Within this reality, two priorities stand out for 2026.

First, upper-layer political stability must be deliberately constructed. This requires stabilising the internal balance of power within the unit governments, particularly among the representative blocs, while also managing relationships with the NUG and neighbouring ethnic revolutionary organisations. Without cohesion at this level, effective governance on the ground will remain fragile and contested. To sustain this equilibrium, structured communication channels and agreed decision-making procedures must be institutionalised between representative blocs, the NUG, and neighbouring ethnic organisations. Clear mechanisms for dispute resolution should also be established to manage inevitable tensions before they escalate into political rifts. Without such frameworks, internal competition, mistrust, or overlapping claims to legitimacy will erode administrative effectiveness and weaken public confidence.

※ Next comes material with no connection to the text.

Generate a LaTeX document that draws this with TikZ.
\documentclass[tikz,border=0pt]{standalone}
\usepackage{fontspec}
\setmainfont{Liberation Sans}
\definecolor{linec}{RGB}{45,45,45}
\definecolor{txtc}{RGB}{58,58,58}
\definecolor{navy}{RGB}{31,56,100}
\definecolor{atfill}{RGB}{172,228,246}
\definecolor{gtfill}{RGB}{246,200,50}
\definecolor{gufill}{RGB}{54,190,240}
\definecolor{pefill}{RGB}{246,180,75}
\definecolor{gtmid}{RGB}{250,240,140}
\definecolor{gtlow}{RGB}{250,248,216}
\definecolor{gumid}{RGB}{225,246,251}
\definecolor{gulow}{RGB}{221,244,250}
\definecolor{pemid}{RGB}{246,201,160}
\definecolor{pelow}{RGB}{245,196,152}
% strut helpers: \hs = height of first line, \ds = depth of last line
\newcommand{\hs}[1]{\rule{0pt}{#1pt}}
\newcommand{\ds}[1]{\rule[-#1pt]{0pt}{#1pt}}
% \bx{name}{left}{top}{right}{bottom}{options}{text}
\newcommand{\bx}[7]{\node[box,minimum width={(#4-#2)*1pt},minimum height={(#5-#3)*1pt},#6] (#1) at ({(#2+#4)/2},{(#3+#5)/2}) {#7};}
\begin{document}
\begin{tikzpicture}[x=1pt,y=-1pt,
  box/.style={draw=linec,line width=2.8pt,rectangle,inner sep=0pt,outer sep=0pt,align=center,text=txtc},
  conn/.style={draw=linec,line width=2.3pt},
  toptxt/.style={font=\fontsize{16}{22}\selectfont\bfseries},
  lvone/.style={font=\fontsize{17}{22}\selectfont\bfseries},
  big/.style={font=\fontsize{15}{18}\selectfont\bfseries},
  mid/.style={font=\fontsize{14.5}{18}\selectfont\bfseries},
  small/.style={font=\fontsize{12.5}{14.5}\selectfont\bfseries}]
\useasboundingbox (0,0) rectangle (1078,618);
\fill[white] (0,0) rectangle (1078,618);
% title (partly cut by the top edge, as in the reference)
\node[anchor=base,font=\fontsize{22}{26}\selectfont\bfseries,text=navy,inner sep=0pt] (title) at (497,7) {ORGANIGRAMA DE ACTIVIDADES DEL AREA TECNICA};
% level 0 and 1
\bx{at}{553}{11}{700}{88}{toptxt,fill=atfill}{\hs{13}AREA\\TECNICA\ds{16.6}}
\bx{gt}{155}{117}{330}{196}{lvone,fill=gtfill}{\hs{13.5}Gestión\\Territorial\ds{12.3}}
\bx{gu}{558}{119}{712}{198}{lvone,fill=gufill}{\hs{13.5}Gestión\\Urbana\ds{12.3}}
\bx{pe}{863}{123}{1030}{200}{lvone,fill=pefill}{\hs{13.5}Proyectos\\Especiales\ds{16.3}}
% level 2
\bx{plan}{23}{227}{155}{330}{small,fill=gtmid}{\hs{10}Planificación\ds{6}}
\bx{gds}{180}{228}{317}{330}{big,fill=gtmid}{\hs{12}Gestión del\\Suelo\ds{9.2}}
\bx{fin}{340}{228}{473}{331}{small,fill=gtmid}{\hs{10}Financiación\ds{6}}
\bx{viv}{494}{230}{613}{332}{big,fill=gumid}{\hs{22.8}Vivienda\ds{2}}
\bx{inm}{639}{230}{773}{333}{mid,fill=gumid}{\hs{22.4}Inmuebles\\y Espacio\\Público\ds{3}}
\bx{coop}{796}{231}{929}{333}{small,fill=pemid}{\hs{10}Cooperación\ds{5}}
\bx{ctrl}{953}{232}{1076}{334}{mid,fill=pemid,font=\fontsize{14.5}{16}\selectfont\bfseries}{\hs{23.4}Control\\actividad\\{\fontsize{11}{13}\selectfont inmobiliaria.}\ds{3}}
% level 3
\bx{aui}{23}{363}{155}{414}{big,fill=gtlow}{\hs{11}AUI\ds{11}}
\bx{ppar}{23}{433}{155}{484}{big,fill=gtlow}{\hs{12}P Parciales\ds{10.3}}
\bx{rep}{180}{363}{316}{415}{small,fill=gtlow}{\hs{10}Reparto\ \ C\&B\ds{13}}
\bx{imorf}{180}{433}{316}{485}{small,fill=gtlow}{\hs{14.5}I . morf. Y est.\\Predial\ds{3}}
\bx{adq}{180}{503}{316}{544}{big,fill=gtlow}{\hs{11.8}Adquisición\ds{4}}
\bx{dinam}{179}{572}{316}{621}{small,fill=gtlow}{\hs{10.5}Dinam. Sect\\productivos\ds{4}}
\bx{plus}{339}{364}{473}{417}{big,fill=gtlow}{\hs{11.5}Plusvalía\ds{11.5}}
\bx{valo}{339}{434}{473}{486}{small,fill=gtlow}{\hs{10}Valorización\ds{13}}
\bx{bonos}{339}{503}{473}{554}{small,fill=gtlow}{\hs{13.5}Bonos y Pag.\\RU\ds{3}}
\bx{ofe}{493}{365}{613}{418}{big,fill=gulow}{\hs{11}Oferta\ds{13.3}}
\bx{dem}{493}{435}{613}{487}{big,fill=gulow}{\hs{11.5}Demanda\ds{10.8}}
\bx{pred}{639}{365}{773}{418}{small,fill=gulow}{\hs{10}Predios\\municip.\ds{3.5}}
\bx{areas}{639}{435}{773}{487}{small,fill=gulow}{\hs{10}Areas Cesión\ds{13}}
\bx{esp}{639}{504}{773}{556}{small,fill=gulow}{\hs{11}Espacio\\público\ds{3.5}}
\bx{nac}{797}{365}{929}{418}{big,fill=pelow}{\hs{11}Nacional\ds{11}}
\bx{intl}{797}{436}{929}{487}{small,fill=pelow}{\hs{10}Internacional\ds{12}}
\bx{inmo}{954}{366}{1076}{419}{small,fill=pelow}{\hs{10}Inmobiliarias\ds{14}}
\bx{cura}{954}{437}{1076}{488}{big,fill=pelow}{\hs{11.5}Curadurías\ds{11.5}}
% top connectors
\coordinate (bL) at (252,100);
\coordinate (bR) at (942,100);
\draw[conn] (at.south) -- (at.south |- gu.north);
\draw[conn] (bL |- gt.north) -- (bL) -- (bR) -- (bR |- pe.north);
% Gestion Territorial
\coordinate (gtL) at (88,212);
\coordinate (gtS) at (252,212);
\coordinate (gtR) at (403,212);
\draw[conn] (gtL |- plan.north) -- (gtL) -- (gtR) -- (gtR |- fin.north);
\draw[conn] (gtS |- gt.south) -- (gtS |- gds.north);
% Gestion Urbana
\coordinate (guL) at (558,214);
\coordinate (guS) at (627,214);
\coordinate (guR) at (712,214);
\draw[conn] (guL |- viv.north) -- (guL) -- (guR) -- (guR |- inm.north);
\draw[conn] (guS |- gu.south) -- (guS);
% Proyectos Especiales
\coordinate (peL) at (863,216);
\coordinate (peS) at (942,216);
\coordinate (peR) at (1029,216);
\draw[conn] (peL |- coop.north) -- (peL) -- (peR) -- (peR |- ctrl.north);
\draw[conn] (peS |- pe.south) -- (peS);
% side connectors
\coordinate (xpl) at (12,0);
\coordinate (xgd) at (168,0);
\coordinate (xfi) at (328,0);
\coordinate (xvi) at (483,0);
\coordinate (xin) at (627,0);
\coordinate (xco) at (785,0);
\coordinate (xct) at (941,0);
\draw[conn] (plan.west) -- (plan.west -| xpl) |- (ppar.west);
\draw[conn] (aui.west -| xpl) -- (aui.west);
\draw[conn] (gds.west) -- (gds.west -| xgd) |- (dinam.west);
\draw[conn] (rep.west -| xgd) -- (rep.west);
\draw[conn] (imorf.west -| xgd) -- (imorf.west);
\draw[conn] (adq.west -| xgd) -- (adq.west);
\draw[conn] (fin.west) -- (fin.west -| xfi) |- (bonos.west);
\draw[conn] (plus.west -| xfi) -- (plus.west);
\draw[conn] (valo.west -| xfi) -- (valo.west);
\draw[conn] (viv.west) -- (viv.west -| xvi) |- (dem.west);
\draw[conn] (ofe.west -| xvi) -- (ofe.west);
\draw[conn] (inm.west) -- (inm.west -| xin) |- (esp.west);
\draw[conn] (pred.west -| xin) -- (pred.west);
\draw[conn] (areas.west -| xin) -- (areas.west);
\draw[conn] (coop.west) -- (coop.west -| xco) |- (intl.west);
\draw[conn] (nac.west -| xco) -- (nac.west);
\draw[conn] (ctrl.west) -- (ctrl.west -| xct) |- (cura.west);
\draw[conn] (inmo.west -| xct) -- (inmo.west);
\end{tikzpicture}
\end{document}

Second, an administrative framework at the federal unit level must be clearly defined, not in rhetoric, but in practice. The 2020 electoral mandate and revolutionary legitimacy, while powerful, cannot by themselves sustain governance. Authority must be translated into systems. Federal units need functioning structures for administration, budgeting, taxation, public service delivery, dispute resolution, and coordination with security actors. Lines of authority must be codified. The boundaries between civilian leadership and armed forces must be clearly drawn. Without institutional discipline, coalition-based governments risk becoming symbolic rather than functional. Equally important is a smooth and orderly transition from the NUG’s Ministry of Home Affairs and Immigration administration to the emerging sub-national governments. This transition is not merely technical; it is political.

The success of Ah Nyar’s sub-national governments will depend less on how broadly they are composed and more on how effectively they are structured and managed.